Zaugg proudly explained to them what was about to unfold in the last few moments of their lives. “When that tomb wall blows, thousands of tons of seawater will explode through the hole and fill this cave in a few short minutes,” Zaugg said with undisguised pleasure. “And that will end all evidence of this tomb, as well as bringing your irritating existence to a swift and permanent conclusion.”
“Why don’t you untie me so we can sort this out man to man, Zaugg?’ Hawke was baiting him, trying to make him lose his cool. “Or are you not man enough for that?”
“My dear fellow, men of my social rank do not brawl in public with men like you.”
“I’ll let you throw the first punch, Zaugg. I’ll even let you tie one hand behind my back.”
Zaugg frowned, his cold eyes sparkling with a menace Hawke had never seen before. “You seem remarkably composed for a man so close to death,” he said calmly. “Was it Plato who once said, No one knows whether death, which people fear to be the greatest evil, may not be the greatest good? I shall never know, because I will be immortal soon enough. On this one matter you will beat me to the answer!”
“Cheerfulness in the face of adversity, Zaugg! That’s the commando’s way.”
“Really? That’s the commando’s way?” Scarlet said. “This is why I joined the army.”
“Pfft, the army,” Hart said.
Zaugg ordered the last of his men from the flooding tomb. “Besides, I will take an insurance policy in the form of the wonderful Miss Donovan.”
Baumann dragged Lea to her feet and held the muzzle of his submachine gun in her ribs.
“I never felt we really got to know each other on the Thalassa — may I call you Lea?” Zaugg said, gently stroking the side of her face with his bony fingers. “Perhaps, with a little encouragement you will learn to be more accommodating?”

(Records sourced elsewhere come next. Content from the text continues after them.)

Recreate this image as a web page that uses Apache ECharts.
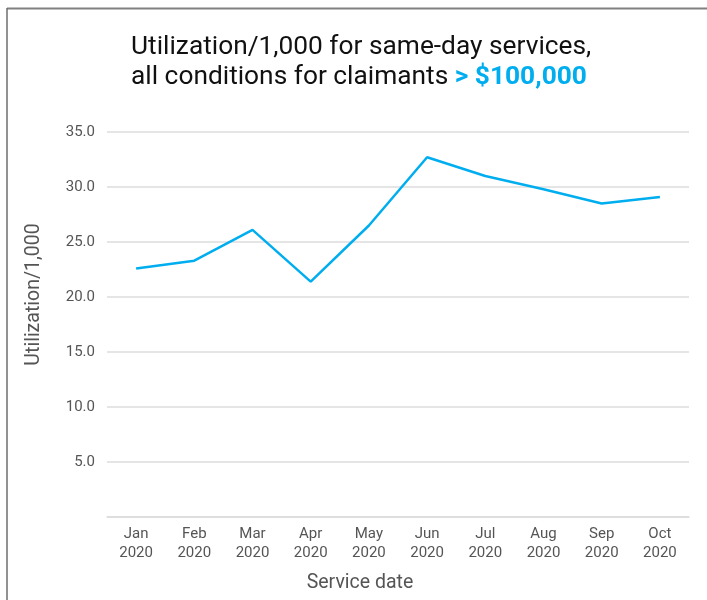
<!DOCTYPE html>
<html>
<head>
<meta charset="utf-8">
<script src="https://cdn.jsdelivr.net/npm/echarts@6/dist/echarts.min.js"></script>
<style>
html,body{margin:0;padding:0;background:#fff;}
#chart{width:707px;height:600px;}
</style>
</head>
<body>
<div id="chart"></div>
<script>
var months = ['Jan\n2020','Feb\n2020','Mar\n2020','Apr\n2020','May\n2020','Jun\n2020','Jul\n2020','Aug\n2020','Sep\n2020','Oct\n2020'];
var utilization = [22.6, 23.3, 26.1, 21.4, 26.5, 32.7, 31.0, 29.8, 28.5, 29.1];
var titleLine1 = 'Utilization/1,000 for same-day services,';
var titleLine2 = 'all conditions for claimants ';
var titleHighlight = '> $100,000';
var yAxisName = 'Utilization/1,000';
var xAxisName = 'Service date';

var chart = echarts.init(document.getElementById('chart'));
chart.setOption({
  backgroundColor: '#fff',
  animation: false,
  title: {
    text: titleLine1 + '\n' + titleLine2 + '{b|' + titleHighlight + '}',
    left: 131,
    top: 32,
    padding: 0,
    textStyle: {
      fontFamily: 'Roboto',
      fontSize: 26.3,
      fontWeight: 'normal',
      color: '#111',
      lineHeight: 30,
      rich: {
        b: { fontFamily: 'Roboto', fontSize: 26.3, fontWeight: 'bold', color: '#00AEEF', lineHeight: 30 }
      }
    }
  },
  graphic: [
    { type: 'line', shape: { x1: 7, y1: 8.5, x2: 707, y2: 8.5 }, style: { stroke: '#808080', lineWidth: 2 }, silent: true },
    { type: 'line', shape: { x1: 7, y1: 8, x2: 7, y2: 600 }, style: { stroke: '#6e6e6e', lineWidth: 1.5 }, silent: true }
  ],
  grid: { left: 107, right: 18, top: 132, bottom: 83 },
  xAxis: {
    type: 'category',
    data: months,
    boundaryGap: true,
    name: xAxisName,
    nameLocation: 'middle',
    nameGap: 56,
    nameTextStyle: { fontFamily: 'Roboto', fontSize: 19.5, color: '#555', padding: [0, 76, 0, 0] },
    axisLine: { show: true, lineStyle: { color: '#dcdcdc', width: 1.5 } },
    axisTick: { show: false },
    axisLabel: { fontFamily: 'Roboto', fontSize: 15, color: '#555', lineHeight: 19, margin: 8, interval: 0 }
  },
  yAxis: {
    type: 'value',
    min: 0,
    max: 35,
    interval: 5,
    name: yAxisName,
    nameLocation: 'middle',
    nameGap: 63,
    nameTextStyle: { fontFamily: 'Roboto', fontSize: 19.5, color: '#555', padding: [0, 0, 0, 60] },
    axisLine: { show: false },
    axisTick: { show: false },
    splitLine: { lineStyle: { color: '#dcdcdc', width: 1.5 } },
    axisLabel: {
      fontFamily: 'Roboto', fontSize: 15, color: '#555', margin: 12,
      formatter: function (v) { return v === 0 ? '' : v.toFixed(1); }
    }
  },
  series: [{
    type: 'line',
    data: utilization,
    symbol: 'none',
    lineStyle: { color: '#00AEEF', width: 2.5 },
    itemStyle: { color: '#00AEEF' }
  }]
});
</script>
</body>
</html>
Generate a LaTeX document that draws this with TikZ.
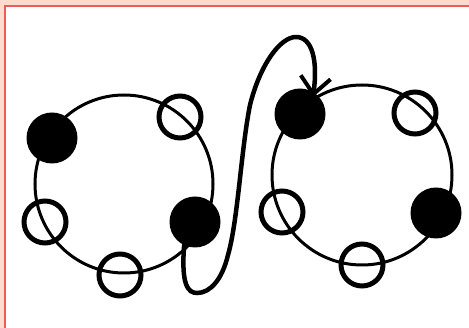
\documentclass[tikz,border=0pt]{standalone}
\usepackage{xcolor}
\usepackage{tikz}
\usetikzlibrary{arrows.meta}

\definecolor{framepink}{HTML}{FDDCCF}
\definecolor{framered}{HTML}{F05A5A}

\begin{document}
\begin{tikzpicture}[x=1pt, y=-1pt, line cap=round,
    ring/.style={line width=3pt},
    fullbead/.style={circle, fill=black, inner sep=0pt, minimum size=51pt},
    emptybead/.style={circle, draw=black, line width=5pt, inner sep=0pt, minimum size=42pt},
    jump/.style={line width=4.5pt, -{Straight Barb[length=17pt, width=30pt, line width=4pt]}}]

    \useasboundingbox (0,0) rectangle (469,328);

    % ==========================================
    % Frame
    % ==========================================
    \fill[framepink] (0,0) rectangle (469,328);
    \fill[white] (5,6) rectangle (469,328);
    \draw[framered, line width=2.5pt, line cap=butt] (5,328) -- (5,6) -- (469,6);

    % ==========================================
    % Left ring
    % ==========================================
    \draw[ring] (124,184) circle (89);
    \node[fullbead]  (lbead1) at (52,138) {};
    \node[emptybead] (lbead2) at (180,117) {};
    \node[emptybead] (lbead3) at (45,222) {};
    \node[fullbead]  (lbead4) at (195,222) {};
    \node[emptybead] (lbead5) at (120,275) {};

    % ==========================================
    % Right ring
    % ==========================================
    \draw[ring] (362,175) circle (90);
    \node[fullbead]  (rbead1) at (300,114) {};
    \node[emptybead] (rbead2) at (415,113) {};
    \node[emptybead] (rbead3) at (282,212) {};
    \node[fullbead]  (rbead4) at (436,213) {};
    \node[emptybead] (rbead5) at (362,265) {};

    % Jump from the left ring to the right ring
    \draw[jump, shorten >=-5pt] (lbead4.245)
        .. controls (181,285) and (188,293) .. (197,293)
        .. controls (210,293) and (222,280) .. (228,255)
        .. controls (238,220) and (241,150) .. (250,105)
        .. controls (260,65) and (280,37) .. (296,37)
        .. controls (312,37) and (318,60) .. (rbead1.58);

\end{tikzpicture}
\end{document}
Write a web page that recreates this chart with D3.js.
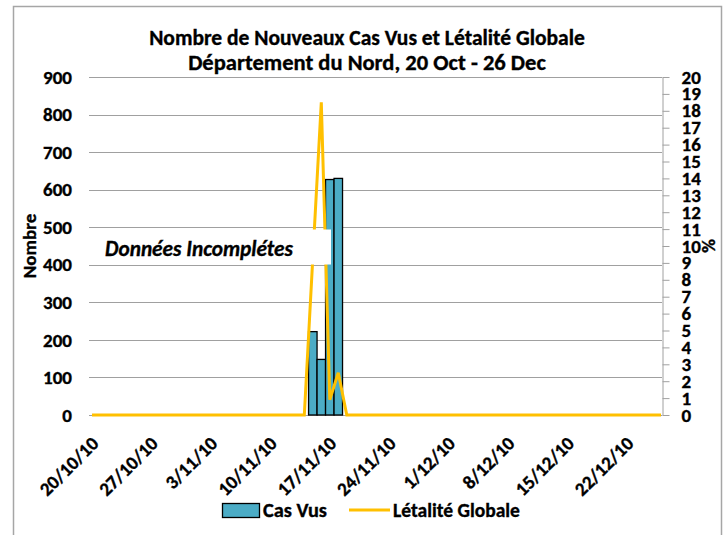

With her hands restrained by the cable-ties, Lea’s only way of reacting to Zaugg’s repulsive touch was to spit in his face, which she did with violent accuracy.
Zaugg wiped the spit from his eye and stared at it in his hand. “In that case,” he said slowly, “perhaps your personality is better suited to Baumann here.”
Baumann grabbed Lea and dragged her through the tunnel entrance as the last boulders were pushed into place.
Zaugg laughed and stepped jauntily from the tomb, the last of the light receding into the tunnel with him as he took the glow-stick to light his own way to safety. Then the final boulder was pushed in the entrance, blocking their way and sealing them in the tomb.
“Your girl makes a bit of a habit of getting kidnapped, doesn’t she?” Scarlet said.